COLUMBIA, S.C. (AP) _ Hurricane Andrew’s devastation at first will mean an economic boom in hard- hit areas, then a bust, say economists who studied Hugo’s aftermath in South Carolina.

″If they are not careful, they’ll say the economy is great, business is booming. Then all of the sudden everything will drop off,″ Douglas P. Woodward, an economist at the University of South Carolina, said Thursday.

Hurricane Andrew has left hundreds of thousands homeless in Florida and Louisiana and caused damage estimated at $20 billion to $30 billion in Florida alone. In South Carolina, Hugo in 1989 left 29 dead and $5.9 billion in damage.

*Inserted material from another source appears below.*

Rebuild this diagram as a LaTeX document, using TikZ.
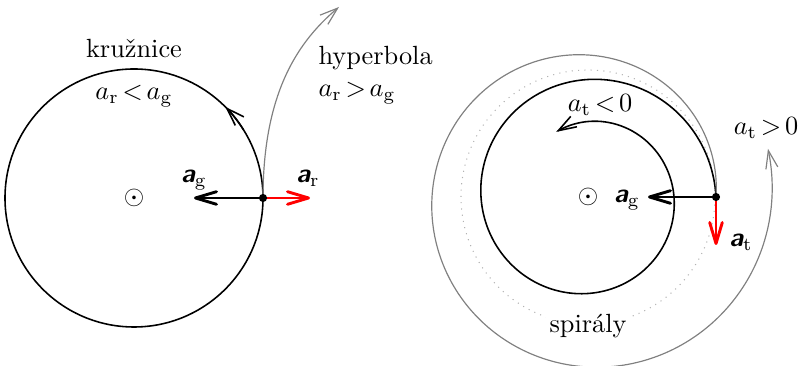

A report by USC’s Business School concluded that Hugo added $360.6 million to South Carolina’s construction industry in the 1 1/2 years after the hurricane, primarily from a flood of reconstruction work.

″You can’t ever think that disaster is a good thing because it creates jobs, but that’s what it does,″ Woodward said. ″It’s like a God-given make- work project.″

On the other hand, construction work that would normally have been done two or three years down the road is completed right after the hurricane, leaving an ″aftershock″ of inactivity later, Woodward said.

South Carolina budget forecasters got caught in the trap, he said. They painted an overly rosy picture of the state’s revenue collections. This year, reality set in and the state has cut its budget by $202 million.

Woodward said Florida’s agriculture is likely to rebound more quickly than South Carolina’s timber industry, hard hit by Hugo.